Thanks for the replies...these are all good suggestions.  I think I'm trying to find a happy medium between special tagging efforts and convenience, and as Jaguu mentioned, some of the mixes are very time consuming if you are anal about tagging all the CD contents' information.  

One thing I'm worried about is creating special new fields that are not default, as I'm afraid will they not transfer when I burn my WMA lossless onto the archival DVD.  I think I'll re-do my tagging as follows:

Artist: Beethoven

Composer: Beethoven, Ludwig Van (1770-1827)
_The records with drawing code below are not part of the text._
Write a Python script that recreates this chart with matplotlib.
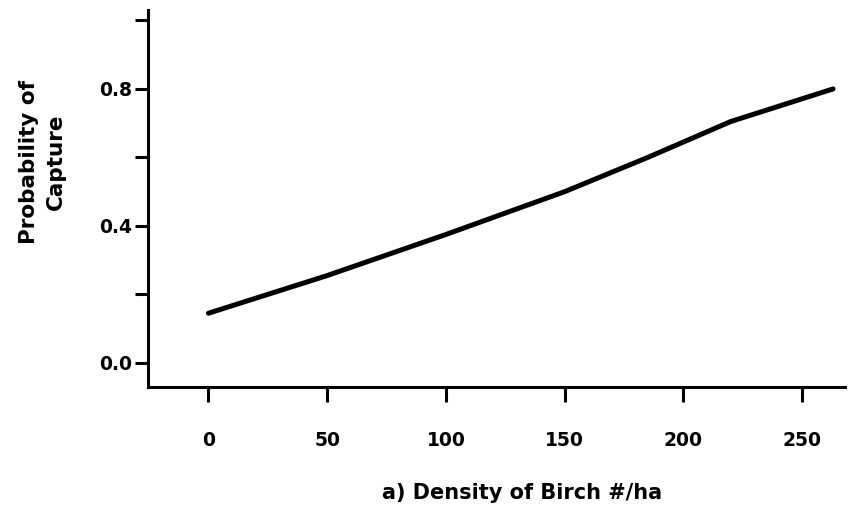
import matplotlib
matplotlib.use("Agg")
import matplotlib.pyplot as plt

# Values
birch_density = [0, 50, 100, 150, 185, 220, 263]
capture_prob = [0.145, 0.255, 0.375, 0.50, 0.60, 0.705, 0.80]

x_ticks = [0, 50, 100, 150, 200, 250]
y_ticks = [0.0, 0.4, 0.8]
y_minor_ticks = [0.2, 0.6, 1.0]

plt.rcParams['font.family'] = ['DejaVu Sans']
plt.rcParams['font.weight'] = 'bold'

fig = plt.figure(figsize=(8.5, 5.09), dpi=100)
ax = fig.add_axes([0.174, 0.240, 0.820, 0.740])

ax.plot(birch_density, capture_prob, color='black', linewidth=3.6,
        solid_capstyle='round')

ax.set_xlim(-25.5, 268)
ax.set_ylim(-0.07, 1.03)

ax.set_xticks(x_ticks)
ax.set_xticklabels([str(v) for v in x_ticks], fontsize=13.5, fontweight='bold')
ax.set_yticks(y_ticks)
ax.set_yticklabels(["%.1f" % v for v in y_ticks], fontsize=13.5, fontweight='bold')
ax.set_yticks(y_minor_ticks, minor=True)

# Spines: only left and bottom
for side in ['top', 'right']:
    ax.spines[side].set_visible(False)
for side in ['left', 'bottom']:
    ax.spines[side].set_linewidth(2.2)

ax.tick_params(axis='y', which='both', direction='out', length=9.5, width=2.2, pad=2)
ax.tick_params(axis='x', which='both', direction='out', length=11, width=2.2, pad=21)

fig.text(0.050, 0.682, "Probability of\nCapture", rotation=90,
         ha='center', va='center', multialignment='center',
         fontsize=15.5, fontweight='bold', linespacing=1.4)
fig.text(0.614, 0.031, "a) Density of Birch #/ha", ha='center', va='center',
         fontsize=15, fontweight='bold')

fig.savefig("out.png", dpi=100)
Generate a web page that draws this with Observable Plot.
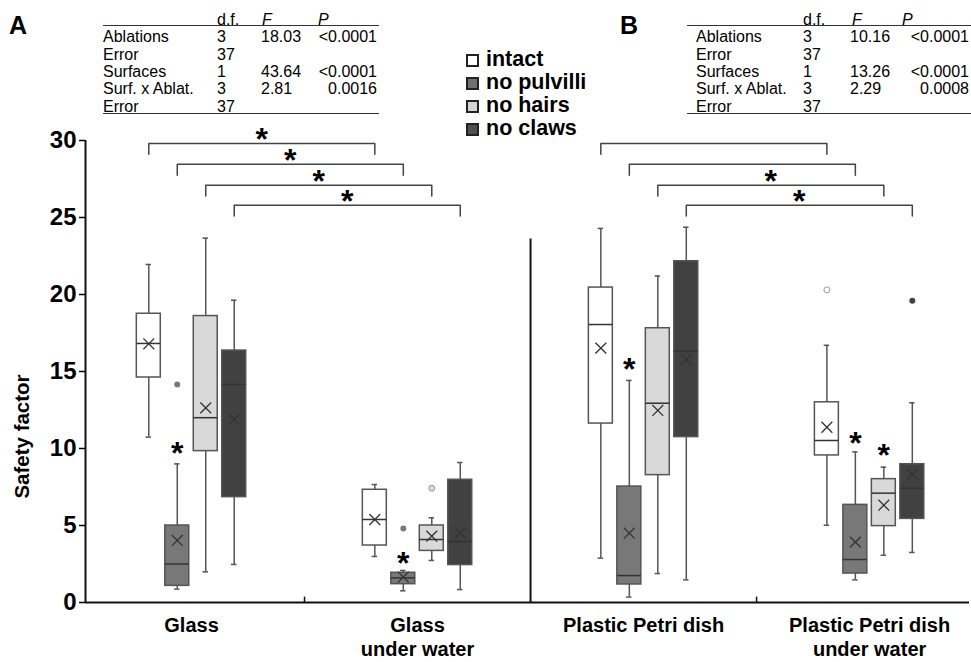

Album Artist: San Francisco Symphony Orch. (T.A. Tilson, Cond.) or the name of the one or two famous soloists if the composition is for solos

Album: Beethoven Symphony No. 4 in B flat major, Op. 60 [having the composer's name on the Album makes me search for albums much easier!]

Content Distributor: Decca, etc. [BTW...I didn't even realized this field was there...I was looking for "record label" or "label", and I was putting "DECCA" after the album name!]
Date (yea): 1999

Genre: Classical

I'd like to add a subgenre too, but I'm rather lazy.  Anyhow, the subgenre is normally already in the name...Concerto No. 5, Symphony No. 3, etc.  However, I still don't have a great way to "recompile" a "mixed hits" album back to it's original album form, since I like separating out the different compositions in a "mixed hits" album for easier searching...or maybe this isn't necessary, as I can always create a playlist based on the same track order number as the original album!

Thanks guys for your posts!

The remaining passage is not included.